Task goal »
Please give the count of lines holding the string "chart" and nothing besides.

Dataset content »

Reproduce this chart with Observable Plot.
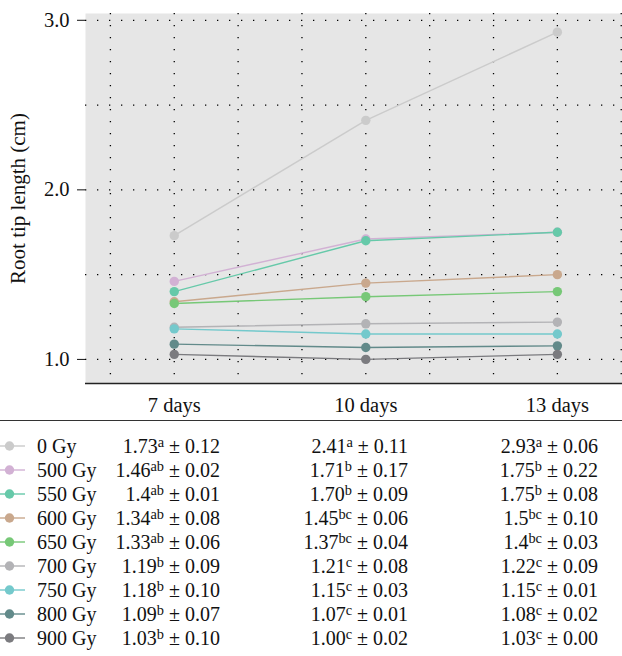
<!DOCTYPE html>
<html>
<head>
<meta charset="utf-8">
<script src="https://cdn.jsdelivr.net/npm/d3@7"></script>
<script src="https://cdn.jsdelivr.net/npm/@observablehq/plot@0.6"></script>
<style>
  html, body { margin: 0; padding: 0; background: #fff; }
  body { width: 622px; font-family: "Liberation Serif", serif; }
  #chart svg { display: block; }
  #table { position: relative; width: 622px; height: 231px; border-top: 1.5px solid #333; }
  .row { position: absolute; left: 0; width: 622px; height: 24px; font-size: 20px; line-height: 24px; color: #111; }
  .cell { position: absolute; top: 0; white-space: nowrap; }
  .num { text-align: right; }
  sup { font-size: 0.72em; vertical-align: 0; position: relative; top: -0.42em; line-height: 0; }
  .sym { position: absolute; left: 0; top: 0; }
</style>
</head>
<body>
<div id="chart"></div>
<div id="table"></div>
<script>
const days = [7, 10, 13];
const dayLabels = ["7 days", "10 days", "13 days"];
const doses = ["0 Gy", "500 Gy", "550 Gy", "600 Gy", "650 Gy", "700 Gy", "750 Gy", "800 Gy", "900 Gy"];
const colors = ["#cbcbcb", "#d2b1d4", "#66c9a9", "#c9a88d", "#77c877", "#b3b3b6", "#74c9cc", "#628a8a", "#7b7b7f"];
const mean7 = ["1.73", "1.46", "1.4", "1.34", "1.33", "1.19", "1.18", "1.09", "1.03"];
const mean10 = ["2.41", "1.71", "1.70", "1.45", "1.37", "1.21", "1.15", "1.07", "1.00"];
const mean13 = ["2.93", "1.75", "1.75", "1.5", "1.4", "1.22", "1.15", "1.08", "1.03"];
const letter7 = ["a", "ab", "ab", "ab", "ab", "b", "b", "b", "b"];
const letter10 = ["a", "b", "b", "bc", "bc", "c", "c", "c", "c"];
const letter13 = ["a", "b", "b", "bc", "bc", "c", "c", "c", "c"];
const sd7 = ["0.12", "0.02", "0.01", "0.08", "0.06", "0.09", "0.10", "0.07", "0.10"];
const sd10 = ["0.11", "0.17", "0.09", "0.06", "0.04", "0.08", "0.03", "0.01", "0.02"];
const sd13 = ["0.06", "0.22", "0.08", "0.10", "0.03", "0.09", "0.01", "0.02", "0.00"];
const yTicks = [1, 2, 3];
const yGrid = [1, 1.5, 2, 2.5, 3];
const xGrid = [6, 7, 8, 9, 10, 11, 12, 13, 14];

const means = [mean7, mean10, mean13];
const rows = [];
doses.forEach((dose, i) => {
  days.forEach((day, j) => rows.push({dose, day, value: +means[j][i]}));
});

const yDomain = [0.858, 3.04];
const xDomain = [5.61, 14.02];
const dots = "1.3,10.7";

const chart = Plot.plot({
  width: 622,
  height: 420,
  marginLeft: 85,
  marginRight: 0,
  marginTop: 13,
  marginBottom: 37,
  style: {fontFamily: "'Liberation Serif', serif", fontSize: "20px", color: "#111", background: "transparent"},
  x: {domain: xDomain},
  y: {domain: yDomain},
  color: {domain: doses, range: colors},
  marks: [
    Plot.frame({fill: "#e6e6e6", stroke: null}),
    Plot.gridX(xGrid, {stroke: "#000", strokeOpacity: 1, strokeWidth: 1.3, strokeDasharray: dots}),
    Plot.gridY(yGrid, {stroke: "#000", strokeOpacity: 1, strokeWidth: 1.3, strokeDasharray: dots}),
    Plot.ruleY([yDomain[0]], {stroke: "#222", strokeWidth: 1.6}),
    Plot.axisY(yTicks, {tickFormat: d => d.toFixed(1), tickSize: 8, tickPadding: 8, label: null, fontSize: 20.5}),
    Plot.axisY({label: "Root tip length (cm)", labelAnchor: "center", labelArrow: "none", labelOffset: 75, ticks: [], tickSize: 0, fontSize: 21}),
    Plot.axisX(days, {tickFormat: d => dayLabels[days.indexOf(d)], tickSize: 0, tickPadding: 14, label: null, fontSize: 20.5}),
    Plot.line(rows, {x: "day", y: "value", z: "dose", stroke: "dose", strokeWidth: 1.4}),
    Plot.dot(rows, {x: "day", y: "value", fill: "dose", r: 4.7})
  ]
});
document.getElementById("chart").appendChild(chart);

// table
const table = document.getElementById("table");
const letters = [letter7, letter10, letter13];
const sds = [sd7, sd10, sd13];
const colRight = [622 - 220, 622 - 408, 622 - 598];
doses.forEach((dose, i) => {
  const row = document.createElement("div");
  row.className = "row";
  row.style.top = (13 + i * 24) + "px";
  const sym = d3.create("svg").attr("class", "sym").attr("width", 30).attr("height", 24);
  sym.append("line").attr("x1", 0).attr("x2", 25).attr("y1", 12).attr("y2", 12).attr("stroke", colors[i]).attr("stroke-width", 1.4);
  sym.append("circle").attr("cx", 9.5).attr("cy", 12).attr("r", 4.7).attr("fill", colors[i]);
  row.appendChild(sym.node());
  const lab = document.createElement("span");
  lab.className = "cell";
  lab.style.left = "37px";
  lab.textContent = dose;
  row.appendChild(lab);
  for (let j = 0; j < 3; j++) {
    const c = document.createElement("span");
    c.className = "cell num";
    c.style.right = colRight[j] + "px";
    c.innerHTML = `${means[j][i]}<sup>${letters[j][i]}</sup> ± ${sds[j][i]}`;
    row.appendChild(c);
  }
  table.appendChild(row);
});
</script>
</body>
</html>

Answer in full »
5